WHAT YOU NEED TO DO:
What do the lines from the top of the data through the line with "loss_x50 = [v * 50 for v in loss]" say? Quote them exactly and include both ends.

INFORMATION PROVIDED:
————————
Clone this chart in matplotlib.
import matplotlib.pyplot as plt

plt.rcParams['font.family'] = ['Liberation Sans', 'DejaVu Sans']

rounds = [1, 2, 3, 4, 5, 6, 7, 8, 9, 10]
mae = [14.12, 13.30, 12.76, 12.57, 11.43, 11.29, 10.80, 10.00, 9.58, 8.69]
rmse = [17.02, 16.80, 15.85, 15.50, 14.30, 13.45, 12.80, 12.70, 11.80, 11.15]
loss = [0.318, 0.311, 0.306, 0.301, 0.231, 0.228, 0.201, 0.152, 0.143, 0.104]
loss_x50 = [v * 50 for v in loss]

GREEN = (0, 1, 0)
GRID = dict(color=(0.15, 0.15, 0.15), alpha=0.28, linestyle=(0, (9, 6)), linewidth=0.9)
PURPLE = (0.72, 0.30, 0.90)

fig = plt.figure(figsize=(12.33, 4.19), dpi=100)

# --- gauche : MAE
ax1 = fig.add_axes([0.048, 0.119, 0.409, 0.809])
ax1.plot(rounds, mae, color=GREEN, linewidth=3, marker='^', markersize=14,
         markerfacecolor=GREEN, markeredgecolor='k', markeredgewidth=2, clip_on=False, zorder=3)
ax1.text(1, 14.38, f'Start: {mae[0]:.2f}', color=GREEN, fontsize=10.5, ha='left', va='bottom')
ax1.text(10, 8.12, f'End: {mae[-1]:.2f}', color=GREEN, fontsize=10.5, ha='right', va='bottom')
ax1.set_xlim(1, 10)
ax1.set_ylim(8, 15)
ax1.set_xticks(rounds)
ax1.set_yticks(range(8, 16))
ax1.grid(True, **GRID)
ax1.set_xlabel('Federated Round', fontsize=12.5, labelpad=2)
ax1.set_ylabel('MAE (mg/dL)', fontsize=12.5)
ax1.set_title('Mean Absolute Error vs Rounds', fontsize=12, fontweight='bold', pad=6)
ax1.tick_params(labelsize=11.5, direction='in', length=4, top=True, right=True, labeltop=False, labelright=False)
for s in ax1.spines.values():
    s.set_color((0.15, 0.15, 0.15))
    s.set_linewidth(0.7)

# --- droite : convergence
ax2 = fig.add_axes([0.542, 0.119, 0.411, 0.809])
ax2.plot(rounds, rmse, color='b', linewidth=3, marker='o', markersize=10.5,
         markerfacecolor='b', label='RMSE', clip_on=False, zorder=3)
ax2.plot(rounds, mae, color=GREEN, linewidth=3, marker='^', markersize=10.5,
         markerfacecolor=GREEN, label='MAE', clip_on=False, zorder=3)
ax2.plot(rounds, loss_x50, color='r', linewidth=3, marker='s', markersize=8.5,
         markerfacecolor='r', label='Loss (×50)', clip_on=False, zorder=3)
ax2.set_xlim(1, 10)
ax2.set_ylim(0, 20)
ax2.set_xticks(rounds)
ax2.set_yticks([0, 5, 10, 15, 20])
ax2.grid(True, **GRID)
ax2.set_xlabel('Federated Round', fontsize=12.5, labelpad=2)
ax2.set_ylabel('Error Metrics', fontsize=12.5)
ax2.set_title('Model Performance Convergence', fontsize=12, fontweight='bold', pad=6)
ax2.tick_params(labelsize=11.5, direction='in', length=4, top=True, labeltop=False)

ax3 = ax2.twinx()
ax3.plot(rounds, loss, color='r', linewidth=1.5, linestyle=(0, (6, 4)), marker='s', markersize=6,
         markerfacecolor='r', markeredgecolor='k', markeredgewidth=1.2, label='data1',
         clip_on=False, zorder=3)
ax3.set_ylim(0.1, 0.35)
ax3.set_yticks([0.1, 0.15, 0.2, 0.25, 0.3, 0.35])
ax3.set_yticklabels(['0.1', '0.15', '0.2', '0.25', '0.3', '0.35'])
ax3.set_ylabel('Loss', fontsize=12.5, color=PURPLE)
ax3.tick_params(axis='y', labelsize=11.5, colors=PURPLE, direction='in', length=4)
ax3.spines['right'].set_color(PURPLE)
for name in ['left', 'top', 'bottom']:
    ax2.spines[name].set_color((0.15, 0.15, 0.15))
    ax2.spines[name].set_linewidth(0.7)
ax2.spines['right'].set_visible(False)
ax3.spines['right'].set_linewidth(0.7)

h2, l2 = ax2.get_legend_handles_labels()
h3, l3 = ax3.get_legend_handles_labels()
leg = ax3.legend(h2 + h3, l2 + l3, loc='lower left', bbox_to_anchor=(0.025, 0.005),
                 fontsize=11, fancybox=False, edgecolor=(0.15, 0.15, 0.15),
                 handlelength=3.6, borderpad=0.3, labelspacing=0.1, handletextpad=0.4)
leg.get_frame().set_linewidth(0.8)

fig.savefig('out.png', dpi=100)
————————
ANSWER BELOW:
Clone this chart in matplotlib.
import matplotlib.pyplot as plt

plt.rcParams['font.family'] = ['Liberation Sans', 'DejaVu Sans']

rounds = [1, 2, 3, 4, 5, 6, 7, 8, 9, 10]
mae = [14.12, 13.30, 12.76, 12.57, 11.43, 11.29, 10.80, 10.00, 9.58, 8.69]
rmse = [17.02, 16.80, 15.85, 15.50, 14.30, 13.45, 12.80, 12.70, 11.80, 11.15]
loss = [0.318, 0.311, 0.306, 0.301, 0.231, 0.228, 0.201, 0.152, 0.143, 0.104]
loss_x50 = [v * 50 for v in loss]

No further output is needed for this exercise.